If the soft PVC carrier and the PE film are purchased materials, analytical laboratory resources will be needed for quality control to identify the raw materials used. Often, all additives contained in all materials used must be identified in order to ascertain their compatibility with the adhesive, which of course must also undergo compositional analysis. The focus of the product quality control efforts would typically be the determination of the polymer composition and the adhesive resin content. For these and similar tasks, Pyrolysis-GC/MS has proven particularly useful. Thermal fragmentation followed by GC separation and MS determination offers a range of possibilities for qualitative and quantitative analysis as the three following examples show.

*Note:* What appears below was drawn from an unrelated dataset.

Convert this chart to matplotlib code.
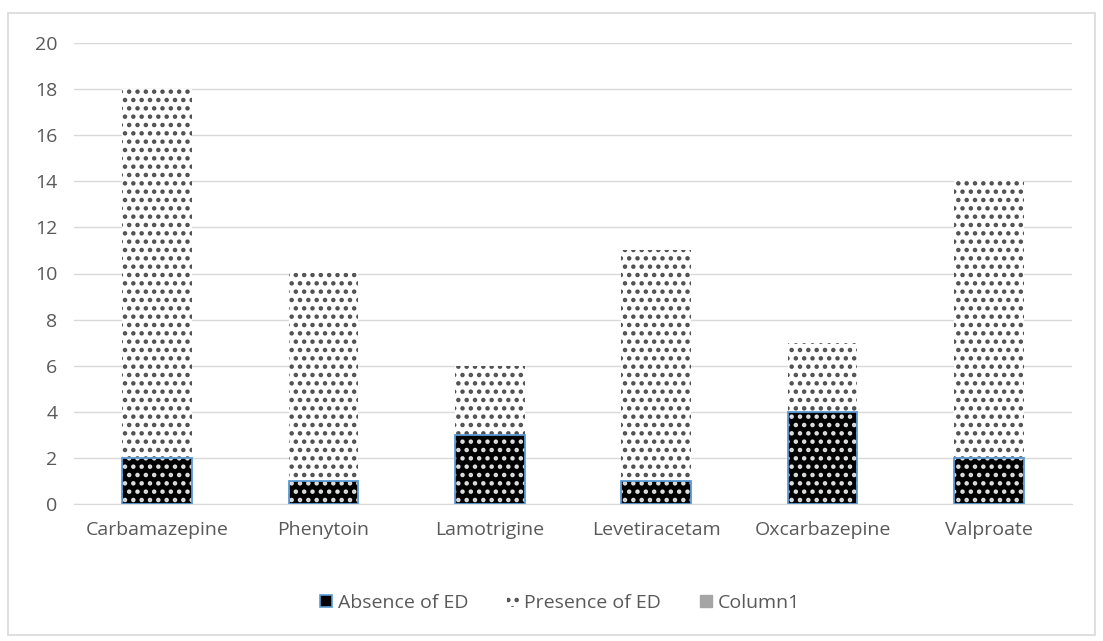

Using Pyrolysis GC/MS to determine additives in polymers
To help assess, whether an adhesive would be compatible with a PVC carrier film, the plasticizer used in the PVC was determined. A combined analysis procedure of IR spectroscopy and pyrolysis GC/MS was used; in both cases, methods were selected, which didn’t rely on solvent-based extraction. Based on the IR analysis, it was determined that there was polyurethane in the PVC, but no phthalate. The PVC film was then pyrolyzed at 800 °C and the fragments identified. In addition to the hydrochloric acid fragment, which is to be expected when pyrolyzing PVC, a high intensity peak for the hexamethylene diisocyanate (HDI or HMDI) fragment was found. This information made it clear that a polyurethane- based plasticizer, which contained HMDI as isocyanate component, was used for the PVC. Based on experience, the plasticizer was deemed compatible for use with the adhesive.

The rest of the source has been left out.